Located just off the coast of South Korea, Jeju Island — a lush outpost that’s a perennial favourite with Koreans and tourists alike — is three times the size of Seoul, and has far fewer inhabitants. Yet despite its relaxed vibe, there’s plenty to see and do on the island.

One of the best ways to explore Jeju Island is on two wheels. It has a circumference of about 200 kilometres, a distance you can break up into shorter trips over the course of a few days. You can easily hire a bicycle from the several rental shops dotted around Jeju City. Some of the shops provide drop-off points in the second-largest city, Seogwipo, and at Jeju International Airport; simply check with the bike-rental staff for the exact locations before setting off.
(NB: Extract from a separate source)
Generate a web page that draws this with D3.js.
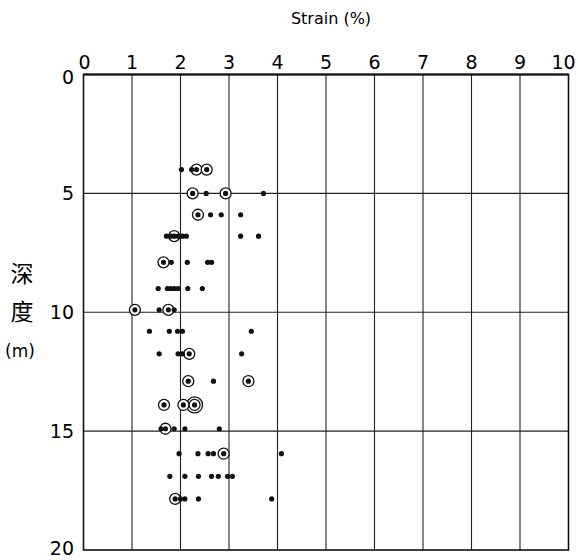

Ready for your adventure? Here’s a bucket list of Jeju highlights you can’t miss out on.

 

1. Bijarim Forest

Start your journey in Jeju City and wander in the direction of Hamdeok Beach, located about 14km east of the city. This stretch is famed for its calm, turquoise waters and makes a good spot to refuel before pushing on to the must-visit Bijarim Forest. This woodland is home to more than 2,800 nutmeg trees aged between 500 and 800 years old. Here, you can take a leisurely stroll on a specially installed walkway, and take in the sights, sounds and smells of this beautiful forest. As you luxuriate in the vast greenery, feel energised by the ancient nutmegs, which give off plenty of phytoncide — an organic compound said to strengthen your immune system.

 

2. Jeju Sunrise Peak

On your second day, make your way to Jeju Sunrise Peak. Also known as Seongsan Ilchulbong Peak, this towering landmass — known as a tuff cone — emerged from under the sea in a volcanic eruption more than 100,000 years ago. Because of its scientific significance and sumptuous scenery, this has been designated a UNESCO World Heritage site, and as its English name suggests, sunrise views from this peak are truly a sight to behold. Watch as extravagant swathes of orange and gold paint the sky; you’ll be grateful you chose not to hit the snooze button that morning.

 

3. The Famous Waterfalls of Seogwipo

Seogwipo holds two of Jeju’s three famous waterfalls — Jeongbang and Cheonjiyeon. Jeongbang is the only waterfall in Asia to cascade directly into the ocean, creating a majestic sight that you’ll definitely want to immortalise in a photograph. For a more immersive experience, you can get up close to the waterfall and feel the water’s mist against your face. A stone’s throw away, Cheonjiyeon translates to “sky connected with land”. Because its summit is shrouded with vegetation, the water appears to fall from the heavens, lending the waterfall its name.

 

4. Jeju World Cup Stadium

In 2002, Jeju was among the host cities of the FIFA World Cup, and the magnificent World Cup Stadium is open to tourists to this day. As a nod to its natural environment, the stadium is designed in the shape of a volcano’s mouth, while its roof emulates the nets of traditional fishing boats in Jeju. The stadium — which has a 35,657-person capacity — was built 14 metres below ground level so as to withstand strong winds. Stop here for a quick meal at one of the many top-notch Korean restaurants in the vicinity before continuing your journey.

 

5. Hallim Park

Round off your cycling adventure at the exceptionally gorgeous botanical wonderland of Hallim Park. The gardens here are spread out across 100,000 square kilometres, so take your time to indulge in the astonishing variety of flora and fauna. While in the vicinity, you should also make time for Hyeopjae and Ssangyong Caves. The former has Korean Natural Monument designation, and contains a breathtaking mix of stalactites and stalagmites. Ssangyong, meanwhile, is the only two-dimensional cave in the world — a cave within a cave. Before you leave, find time to soak in the stunning scenery of the surrounding Biyangdo Island, Hyeopjae Beach, and Geumneung Beach. Such opulent scenery doesn’t come by every day, so give yourself over to the natural wonderment.